Updated: Apr 10, 2020
Does anyone remember those Cat's Cradles gift sets that were popular in the early '90s? It was an infinite rainbow-colored shoe-string, wrapped around a book that taught you how to make different shapes, like "Cup and Saucer," or if you were a real pro, "Jacob's Ladder."
It was the poor man, CandyCrush. Just mindless, yet sometimes challenging entertainment on a budget. Ahh, the things you remember when your childhood triggers you.
These past few weeks have been riddled with beginnings and endings, much like the cat's cradle string. It's been yet another reminder on the "Timing is Never Ours" Tour that has been holding residency in my brain.
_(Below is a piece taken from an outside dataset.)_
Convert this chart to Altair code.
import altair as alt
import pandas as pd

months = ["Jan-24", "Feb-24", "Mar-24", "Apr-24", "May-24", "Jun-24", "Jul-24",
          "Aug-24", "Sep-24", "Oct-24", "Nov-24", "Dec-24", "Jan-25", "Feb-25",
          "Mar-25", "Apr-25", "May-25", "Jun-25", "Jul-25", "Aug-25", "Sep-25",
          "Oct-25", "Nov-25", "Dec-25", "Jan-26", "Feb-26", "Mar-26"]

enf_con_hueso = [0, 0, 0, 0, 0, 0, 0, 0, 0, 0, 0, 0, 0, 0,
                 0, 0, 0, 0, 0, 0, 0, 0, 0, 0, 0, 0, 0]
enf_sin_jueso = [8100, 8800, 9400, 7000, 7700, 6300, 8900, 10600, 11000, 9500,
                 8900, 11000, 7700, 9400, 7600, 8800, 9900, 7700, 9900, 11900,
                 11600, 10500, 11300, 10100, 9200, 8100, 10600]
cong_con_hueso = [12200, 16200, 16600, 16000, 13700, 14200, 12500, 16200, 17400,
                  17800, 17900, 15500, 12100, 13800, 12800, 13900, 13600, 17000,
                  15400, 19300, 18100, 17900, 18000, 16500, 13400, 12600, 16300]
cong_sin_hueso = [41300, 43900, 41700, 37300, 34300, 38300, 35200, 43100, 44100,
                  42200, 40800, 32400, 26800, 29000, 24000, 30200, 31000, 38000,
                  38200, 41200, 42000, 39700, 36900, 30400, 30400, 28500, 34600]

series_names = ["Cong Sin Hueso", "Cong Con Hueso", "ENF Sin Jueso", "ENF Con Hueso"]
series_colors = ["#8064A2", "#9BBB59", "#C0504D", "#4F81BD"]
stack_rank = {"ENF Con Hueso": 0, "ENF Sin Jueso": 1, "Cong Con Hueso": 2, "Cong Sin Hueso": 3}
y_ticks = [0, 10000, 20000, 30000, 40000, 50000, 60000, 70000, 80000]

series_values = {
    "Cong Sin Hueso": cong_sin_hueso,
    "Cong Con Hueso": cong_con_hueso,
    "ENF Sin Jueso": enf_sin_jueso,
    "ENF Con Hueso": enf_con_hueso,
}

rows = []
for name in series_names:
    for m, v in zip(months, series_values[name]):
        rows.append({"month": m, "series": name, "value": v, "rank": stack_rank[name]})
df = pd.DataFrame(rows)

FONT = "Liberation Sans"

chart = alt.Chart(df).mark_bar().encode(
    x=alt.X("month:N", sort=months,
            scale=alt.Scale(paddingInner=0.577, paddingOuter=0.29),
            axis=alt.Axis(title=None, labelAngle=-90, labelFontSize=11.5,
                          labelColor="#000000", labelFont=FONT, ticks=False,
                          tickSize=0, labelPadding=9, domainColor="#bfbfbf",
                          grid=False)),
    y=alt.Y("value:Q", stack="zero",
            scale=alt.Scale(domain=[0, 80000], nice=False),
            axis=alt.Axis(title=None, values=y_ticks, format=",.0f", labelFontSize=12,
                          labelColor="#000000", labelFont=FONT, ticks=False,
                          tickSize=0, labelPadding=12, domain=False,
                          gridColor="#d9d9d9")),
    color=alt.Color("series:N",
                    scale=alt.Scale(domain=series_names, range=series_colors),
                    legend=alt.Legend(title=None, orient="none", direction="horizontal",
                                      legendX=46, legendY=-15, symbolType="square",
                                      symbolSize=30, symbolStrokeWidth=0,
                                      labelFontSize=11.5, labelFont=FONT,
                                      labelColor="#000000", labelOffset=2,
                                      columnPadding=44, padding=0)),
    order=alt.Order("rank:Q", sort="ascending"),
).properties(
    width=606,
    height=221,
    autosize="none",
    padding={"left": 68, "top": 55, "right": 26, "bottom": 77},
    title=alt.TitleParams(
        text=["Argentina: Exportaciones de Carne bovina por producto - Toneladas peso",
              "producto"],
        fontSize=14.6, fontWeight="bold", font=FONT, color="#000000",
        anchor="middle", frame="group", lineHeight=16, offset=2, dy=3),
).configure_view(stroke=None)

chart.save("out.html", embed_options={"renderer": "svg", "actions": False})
In the last thirty days, I have started a business, raised three beautiful kids, loved a good man, felt supported by friends, healed with family, healed myself, laughed, connected dots, and said goodbye to one of the greatest women I have ever known.
Last week I went back to the place I have been unknowingly avoiding to bury the matriarch of my family. It was a reminder-after-reminder of all the cracks that needed to be healed in my and my family's foundation. Yet, this was the first time I felt equipped to handle what has always been a weighty and anxious time for me. I can't say it was one thing that got me to that point, but for whatever reason, it was the first time I truly felt like I could be in this situation and feel confident with who Calla was.
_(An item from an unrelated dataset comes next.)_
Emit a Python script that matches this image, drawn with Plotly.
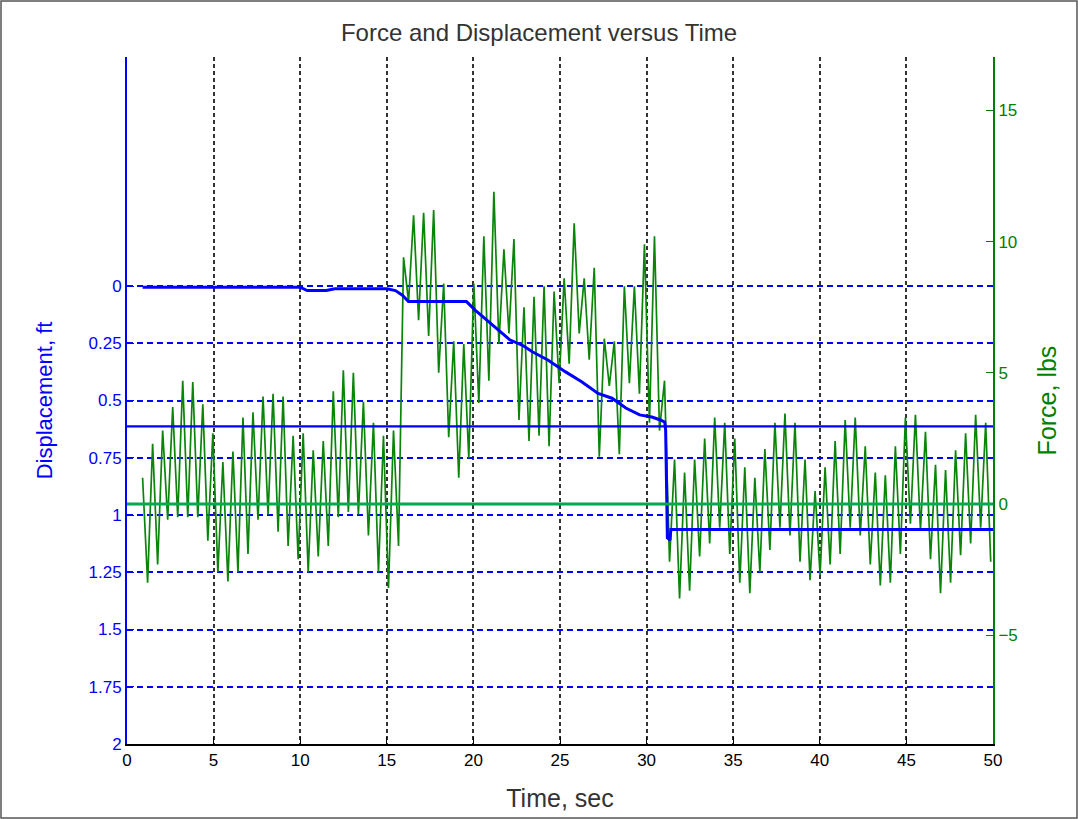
import numpy as np
import plotly.graph_objects as go

# ---- data -------------------------------------------------------------
# Force signal: alternating peak / trough samples on a uniform time base
force_t0 = 0.90          # s, first sample
force_dt = 0.28975       # s, spacing between successive extremes

force_peaks = [
    1.0, 2.3, 2.8, 3.7, 4.7, 4.65, 3.8, 2.7, 1.6, 2.0,
    3.3, 3.5, 4.1, 4.2, 4.1, 2.6, 2.7, 2.05, 2.4, 4.3,
    5.1, 5.0, 3.9, 3.1, 2.6, 2.8, 9.4, 11.0, 11.1, 11.2,
    8.4, 6.2, 6.1, 8.4, 10.2, 11.9, 9.7, 10.1, 7.5, 7.9,
    8.3, 8.1, 8.6, 10.7, 8.6, 9.0, 6.3, 6.2, 8.3, 8.3,
    9.9, 10.2, 4.7, 1.7, 1.2, 1.7, 2.5, 3.3, 3.1, 2.5,
    1.4, 1.0, 2.1, 3.1, 3.45, 3.1, 1.7, 0.5, 1.4, 2.4,
    3.2, 3.3, 2.2, 1.2, 1.1, 2.2, 3.3, 3.4, 2.75, 1.5,
    1.3, 2.05, 2.7, 3.4, 3.1,
]
force_troughs = [
    -3.0, -2.3, -0.6, -0.5, -0.5, -0.5, -1.4, -2.6, -2.95, -2.6,
    -1.9, -0.6, -0.4, -1.05, -1.6, -2.1, -2.6, -2.0, -1.6, -0.5,
    -0.3, -0.4, -1.2, -2.6, -3.2, -1.6, 7.7, 7.0, 6.4, 5.0,
    2.55, 1.0, 1.75, 3.85, 4.7, 6.1, 6.5, 3.2, 2.4, 2.6,
    2.2, 4.6, 5.35, 6.5, 5.5, 1.8, 4.5, 1.9, 4.6, 4.2,
    3.1, 2.8, -2.2, -3.6, -3.3, -2.0, -1.5, -0.9, -1.9, -3.0,
    -3.4, -2.6, -1.75, -0.9, -1.2, -2.2, -2.9, -2.7, -2.3, -1.9,
    -0.9, -1.2, -2.3, -3.1, -3.0, -1.9, -0.75, -1.0, -2.1, -3.4,
    -3.0, -1.95, -1.5, -0.9, -2.2,
]

# Displacement (ft) versus time (s)
disp_time = [0.9, 5.0, 10.0, 10.4, 11.5, 12.0, 15.0, 15.5, 15.9, 16.25,
             19.6, 20.1, 21.25, 22.1, 22.9, 23.4, 24.3, 25.3, 26.25, 27.2,
             28.0, 28.8, 29.6, 30.3, 30.8, 31.05, 31.1, 31.15, 31.2, 31.35,
             31.4, 50.0]
disp_ft = [0.005, 0.005, 0.005, 0.02, 0.02, 0.012, 0.012, 0.02, 0.04, 0.068,
           0.068, 0.105, 0.18, 0.235, 0.262, 0.287, 0.323, 0.374, 0.418, 0.469,
           0.49, 0.533, 0.563, 0.572, 0.585, 0.595, 0.63, 0.85, 1.10, 1.11,
           1.063, 1.063]

disp_ref_ft = 0.613      # horizontal reference level, ft
force_ref_lbs = 0.0      # zero-force reference

time_range = [0, 50]
disp_ticks = [0, 0.25, 0.5, 0.75, 1, 1.25, 1.5, 1.75, 2]
disp_tick_text = ["0", "0.25", "0.5", "0.75", "1", "1.25", "1.5", "1.75", "2"]
force_ticks = [-5, 0, 5, 10, 15]
time_ticks = list(range(0, 51, 5))

# ---- build the zig-zag force series ------------------------------------
force_vals = []
for p, q in zip(force_peaks, force_troughs):
    force_vals += [p, q]
force_time = force_t0 + force_dt * np.arange(len(force_vals))

BLUE = "#0000ff"
GREEN = "#008000"
FONT = "Liberation Sans, Arial, sans-serif"

fig = go.Figure()

# force on the primary (right-hand) axis so it sits underneath everything
fig.add_trace(go.Scatter(x=force_time, y=force_vals, mode="lines",
                         line=dict(color="#0a850a", width=1.7),
                         yaxis="y", showlegend=False, hoverinfo="skip"))

# displacement on the overlaid left-hand axis
fig.add_trace(go.Scatter(x=time_range, y=[disp_ref_ft, disp_ref_ft], mode="lines",
                         line=dict(color=BLUE, width=2.2),
                         yaxis="y2", showlegend=False, hoverinfo="skip"))
fig.add_trace(go.Scatter(x=disp_time, y=disp_ft, mode="lines",
                         line=dict(color=BLUE, width=3),
                         yaxis="y2", showlegend=False, hoverinfo="skip"))

shapes = [
    # zero-force line drawn above the signal
    dict(type="line", xref="x", yref="y", x0=time_range[0], x1=time_range[1],
         y0=force_ref_lbs, y1=force_ref_lbs, layer="above",
         line=dict(color="#00a84f", width=3)),
    # figure frame
    dict(type="rect", xref="paper", yref="paper",
         x0=-0.1455, x1=1.0970, y0=-0.1077, y1=1.0815,
         line=dict(color="#555555", width=1.5), layer="above"),
]

fig.update_layout(
    width=1078, height=819,
    margin=dict(l=127, r=85, t=57, b=75),
    paper_bgcolor="white", plot_bgcolor="white",
    font=dict(family=FONT, size=17, color="black"),
    title=dict(text="Force and Displacement versus Time",
               x=0.5, xanchor="center", y=0.96, yanchor="middle",
               font=dict(size=24, color="#333333")),
    shapes=shapes,
    xaxis=dict(
        range=time_range, tickvals=time_ticks,
        showgrid=True, gridcolor="#333333", griddash="4px,3px", gridwidth=2,
        zeroline=False, showline=True, linecolor="black", linewidth=2,
        ticks="inside", ticklen=7, tickcolor="black",
        tickfont=dict(size=17, color="black"),
        title=dict(text="Time, sec", font=dict(size=25, color="#333333"), standoff=20),
    ),
    yaxis=dict(
        range=[-9.14, 17.03], tickvals=force_ticks, side="right",
        showgrid=False, zeroline=False, showline=True,
        linecolor=GREEN, linewidth=2,
        ticks="inside", ticklen=7, tickcolor=GREEN,
        tickfont=dict(size=17, color=GREEN),
        title=dict(text="Force, lbs", font=dict(size=25, color=GREEN), standoff=22),
    ),
    yaxis2=dict(
        overlaying="y", side="left", range=[2, -1],
        tickvals=disp_ticks, ticktext=disp_tick_text,
        showgrid=True, gridcolor=BLUE, griddash="6px,4px", gridwidth=2,
        zeroline=False, showline=True, linecolor=BLUE, linewidth=2,
        ticks="inside", ticklen=7, tickcolor=BLUE,
        tickfont=dict(size=17, color=BLUE),
        title=dict(text="Displacement, ft", font=dict(size=22, color=BLUE), standoff=30),
    ),
)

fig.write_html("out.html")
My grandma and I had a special bond. A lot of people, I learned, felt that from her in their lives as well. It made me proud to know that she was the source of humor, food, and a welcome conversation in other people's lives than just mine. There wasn't a single discussion this week without someone mentioning one of those things about her. I loved that. It brought me comfort in knowing that so many of my family members have those same traits, and she will live on through all of us in that way. Unfortunately, we also all got her stubbornness as well.
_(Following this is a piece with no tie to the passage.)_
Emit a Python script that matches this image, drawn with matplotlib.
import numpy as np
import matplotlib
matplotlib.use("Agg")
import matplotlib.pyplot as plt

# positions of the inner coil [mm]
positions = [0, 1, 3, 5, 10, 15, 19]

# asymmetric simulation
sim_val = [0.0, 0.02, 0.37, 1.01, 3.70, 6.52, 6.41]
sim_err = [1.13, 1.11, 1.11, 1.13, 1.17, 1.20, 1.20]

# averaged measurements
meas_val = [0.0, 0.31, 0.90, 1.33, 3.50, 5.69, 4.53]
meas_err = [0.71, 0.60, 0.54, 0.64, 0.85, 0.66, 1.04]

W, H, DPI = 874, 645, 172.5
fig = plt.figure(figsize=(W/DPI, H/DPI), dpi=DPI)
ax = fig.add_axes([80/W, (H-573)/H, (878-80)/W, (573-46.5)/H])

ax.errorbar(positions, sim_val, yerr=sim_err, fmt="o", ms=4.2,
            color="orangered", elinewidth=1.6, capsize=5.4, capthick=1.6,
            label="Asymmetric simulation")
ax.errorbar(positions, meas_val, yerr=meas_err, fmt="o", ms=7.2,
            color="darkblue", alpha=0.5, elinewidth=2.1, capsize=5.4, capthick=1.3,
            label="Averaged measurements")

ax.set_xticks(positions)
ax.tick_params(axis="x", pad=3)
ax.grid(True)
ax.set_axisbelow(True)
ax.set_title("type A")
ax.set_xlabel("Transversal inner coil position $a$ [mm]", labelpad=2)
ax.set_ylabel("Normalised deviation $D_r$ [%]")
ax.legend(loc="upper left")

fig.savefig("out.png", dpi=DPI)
My Grams, as we call her, held on until the very end. And when I say, "Very end," I mean it... The woman died over six times and kept coming back. It got to the point where all you could do was roll your eyes and laugh, precisely the way she would have, finding humor in the tragedy. It was such a "Grams" thing to do.
You can imagine the kind of family drama that transpired from having the loss of such a significant role in our family. Where are the TED Talks on that? Because NO ONE can prepare you for the drama of a funeral - at least not in my family.
I know if the loss of my Grams caused me to feel this much emotion that it had to be just as big of a loss for the ones that lost her too. I saw how we all handle loss, stress, and grief differently. I saw how resentment and anger take over when our lives seem out of control. I also saw how a hug, a joke, and some love (for no other reason than being family) could heal and make us better if we allow it.
There are going to people, in your family or otherwise that challenge you. Their way of doing things is going to be totally different than the way you would. They are going to process things in their time, at their pace, not yours. All you can do is, love yourself enough to let that love overflow and extend over into your love for them. Not the "them" you want them to be, but the "them" they can give to you, at that moment.
So please, hug someone, make them laugh or at least find the humor, and operate from a place of love. That's where the healing and wholeness take place. Who knows, if you get off your "witches broom" and uncurl your "Cats Wiskers"you might make it up to "Jacobs Ladder" and come full circle in your healing.